Two states with deep roots in the history of civilian nuclear power in the U.S. are facing disputes over nuclear plant shutdowns: Pennsylvania and New Jersey.
In Pennsylvania, site of the nation’s first commercial reactor, Shippingport, opened near Pittsburgh in 1957, the legislature may consider legislation to provide state aid to preserve five nuclear stations, with nine units. Several solons has said they will soon introduce a bill to upstate the state’s 2004 portfolio standard law – requiring that 18% of the Keystone State’s electricity come from renewables by 2021 – include nuclear as a carbon-free resource.
Pennsylvania is the nation’s second-largest nuclear electricity producing state, after Illinois, which has a state nuclear subsidy program in operation. Pennsylvania’s nukes face the same pressures as those in Illinois, owned by Exelon: difficulty in competing in wholesale competitive power markets against natural gas and heavily subsidized wind and solar.
At risk in Pennsylvania are:
* Beaver Valley, two 852-MW pressurized water reactors (PWR), owned by Ohio’s First Energy Nuclear Operating Co. in Beaver County not far from the Shippingport site.
* Susquehanna, two 1,180-MW General Electric Boiling Water Reactors (BWR) in Luzerne County in eastern Pennsylvania, owned by Talen Energy.
* Exelon’s Three Mile Island Unit 1, an 871-MW PWR near Harrisburg, sister to the Three Mile Island Unit 1 that melted down in 1979 in the worst nuclear accident in the U.S.
* Limerick, Exelon’s two 1090-MW BWRs near Philadelphia.
* Peach Bottom, Exelon’s two 1065-MW BWRs in central Pennsylvania.
Most at risk are Beaver Valley and TMI. This month, Exelon said that the state legislators have until June to come up with a subsidy regime for TMI or the plant will close. CEO Chris Crane said that the plant needs to order a new core before refueling, and that is driving the June date.
It’s not an easy sell for nuclear interests in the state. Plentiful and cheap natural gas is putting severe economic pressure on the nukes, and Pennsylvania is at the heart of the gas revolution. The Marcellus Shale formation, which extends broadly in the state, and hydraulic fracturing technology has transformed energy supply in the state and across the country. Fracking has been a growth industry in Pennsylvania for more than a decade, while nuclear has been falling behind economically.

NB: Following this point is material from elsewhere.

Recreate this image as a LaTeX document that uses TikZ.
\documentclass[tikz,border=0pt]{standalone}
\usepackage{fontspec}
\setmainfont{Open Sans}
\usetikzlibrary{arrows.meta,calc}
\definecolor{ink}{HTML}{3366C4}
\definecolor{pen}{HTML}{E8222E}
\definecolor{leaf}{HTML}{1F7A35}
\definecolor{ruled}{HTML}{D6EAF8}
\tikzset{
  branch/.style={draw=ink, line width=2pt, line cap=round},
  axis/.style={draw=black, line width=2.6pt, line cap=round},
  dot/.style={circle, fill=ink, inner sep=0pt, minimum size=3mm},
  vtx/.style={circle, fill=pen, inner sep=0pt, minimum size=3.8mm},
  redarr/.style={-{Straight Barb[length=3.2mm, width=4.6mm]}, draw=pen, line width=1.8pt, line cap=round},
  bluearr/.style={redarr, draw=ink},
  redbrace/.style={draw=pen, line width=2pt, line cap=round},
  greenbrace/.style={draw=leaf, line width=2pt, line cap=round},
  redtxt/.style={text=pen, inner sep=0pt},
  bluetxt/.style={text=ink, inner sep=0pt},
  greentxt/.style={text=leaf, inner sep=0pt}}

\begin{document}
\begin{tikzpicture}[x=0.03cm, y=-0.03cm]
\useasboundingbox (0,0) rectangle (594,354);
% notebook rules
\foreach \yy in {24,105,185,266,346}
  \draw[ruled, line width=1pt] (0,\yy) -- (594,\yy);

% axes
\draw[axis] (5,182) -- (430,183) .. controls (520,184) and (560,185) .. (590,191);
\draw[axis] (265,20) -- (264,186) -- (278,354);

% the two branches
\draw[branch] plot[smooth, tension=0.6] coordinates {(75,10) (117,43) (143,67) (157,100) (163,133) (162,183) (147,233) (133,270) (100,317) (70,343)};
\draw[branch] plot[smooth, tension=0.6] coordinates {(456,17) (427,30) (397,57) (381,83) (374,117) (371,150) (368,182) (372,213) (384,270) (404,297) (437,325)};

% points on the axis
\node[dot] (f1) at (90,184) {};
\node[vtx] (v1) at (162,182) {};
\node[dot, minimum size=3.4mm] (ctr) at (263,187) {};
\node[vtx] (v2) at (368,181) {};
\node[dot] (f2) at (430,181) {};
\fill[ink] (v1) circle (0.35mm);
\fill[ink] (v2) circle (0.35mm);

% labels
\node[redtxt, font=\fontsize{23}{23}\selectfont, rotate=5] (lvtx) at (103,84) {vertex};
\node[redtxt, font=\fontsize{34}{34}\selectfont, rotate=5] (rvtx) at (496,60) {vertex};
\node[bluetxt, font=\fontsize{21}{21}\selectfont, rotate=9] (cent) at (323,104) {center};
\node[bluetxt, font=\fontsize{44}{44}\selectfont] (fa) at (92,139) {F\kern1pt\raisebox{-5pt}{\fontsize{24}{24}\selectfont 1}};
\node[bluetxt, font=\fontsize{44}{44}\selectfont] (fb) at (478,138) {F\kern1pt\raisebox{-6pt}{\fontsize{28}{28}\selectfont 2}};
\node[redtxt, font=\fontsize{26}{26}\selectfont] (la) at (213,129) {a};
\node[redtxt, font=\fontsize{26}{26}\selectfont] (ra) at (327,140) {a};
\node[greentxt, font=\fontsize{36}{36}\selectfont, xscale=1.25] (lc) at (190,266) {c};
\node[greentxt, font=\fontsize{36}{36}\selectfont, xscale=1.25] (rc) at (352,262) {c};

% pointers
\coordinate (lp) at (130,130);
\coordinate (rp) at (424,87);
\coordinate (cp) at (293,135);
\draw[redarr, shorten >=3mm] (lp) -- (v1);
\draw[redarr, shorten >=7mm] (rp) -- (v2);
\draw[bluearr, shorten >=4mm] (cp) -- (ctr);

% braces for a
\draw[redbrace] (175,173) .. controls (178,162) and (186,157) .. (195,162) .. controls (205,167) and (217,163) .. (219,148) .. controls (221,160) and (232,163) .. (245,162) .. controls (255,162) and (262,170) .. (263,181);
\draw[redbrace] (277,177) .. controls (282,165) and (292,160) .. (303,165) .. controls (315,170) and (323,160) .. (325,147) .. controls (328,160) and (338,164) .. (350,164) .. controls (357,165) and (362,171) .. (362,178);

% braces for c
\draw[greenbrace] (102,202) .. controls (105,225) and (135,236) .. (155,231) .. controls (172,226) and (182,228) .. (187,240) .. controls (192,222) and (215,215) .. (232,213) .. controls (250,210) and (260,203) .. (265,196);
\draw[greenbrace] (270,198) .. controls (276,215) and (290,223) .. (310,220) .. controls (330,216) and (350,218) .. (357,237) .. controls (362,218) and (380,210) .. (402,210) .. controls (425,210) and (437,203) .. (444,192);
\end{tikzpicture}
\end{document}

In New Jersey, subsidies for the state’s nuclear plants are now before the state regulators, the Board of Public Utilities. Last year, the legislature passed a law establishing a nuclear subsidy regime similar to that of Illinois and New York, with “zero emissions credits” rewarding the plants for their minimal air emissions. The law gave the BPU the role of deciding how to implement the program.
The Garden State has three nuclear operating nuclear units, all in the southern end of the state in Salem County and all owned by Public Service Enterprise Group (PSEG): the 1172-MW Hope Creek GE BWR, and the two 1150-MW PWRs at the Salem station.
New Jersey is the site of the iconic Oyster Creek plant, a 636-MW GE BWR that went into service in late 1969. It came about as a result of a financially ruinous commercial war between the two pioneer reactor vendors, Westinghouse with its pressurized water reactors and GE with its BWRs, to establish positions in the market for commercial nukes. Exelon closed Oyster Creek last fall.
PSEG has said that it will shutter the three plants if the BPU in April does not approve some $300 million annually is state subsidies for the plants. President Ralph LaRossa said, “As part of that application process, you have to commit that you are closing the plants (if the subsidy is not approved) and we indicated that with an officer’s signature in that document.”
The utility is getting pushback. As New Jersey Spotlight reported earlier this month, Joseph Bowring, the independent market monitor for the PJM Interconnection, where the New Jersey nukes compete, disputed PSEG’s argument that it will have to close the plants within three years if it doesn’t get the subsidies. He said, “PSEG overstates its need for subsidies of Hope Creek and Salem I and Salem II units. PSEG understates forward energy revenues, understates capacity revenues, overstates costs and overstates the risk.”
Earlier, the New Jersey Rate Council, a state consumer protecting agency, also rained on PSEG’s subsidy parade. Rate Council Stafanie Brand said, “When their assumptions are examined closely, their claims of financial hardship fall away.”
The Atlantic City Press editorialized last week, “Too bad New Jersey’s subsidy law doesn’t include a recapture provision to require the plants to return the subsidy should profits turn out to be much higher than expected.”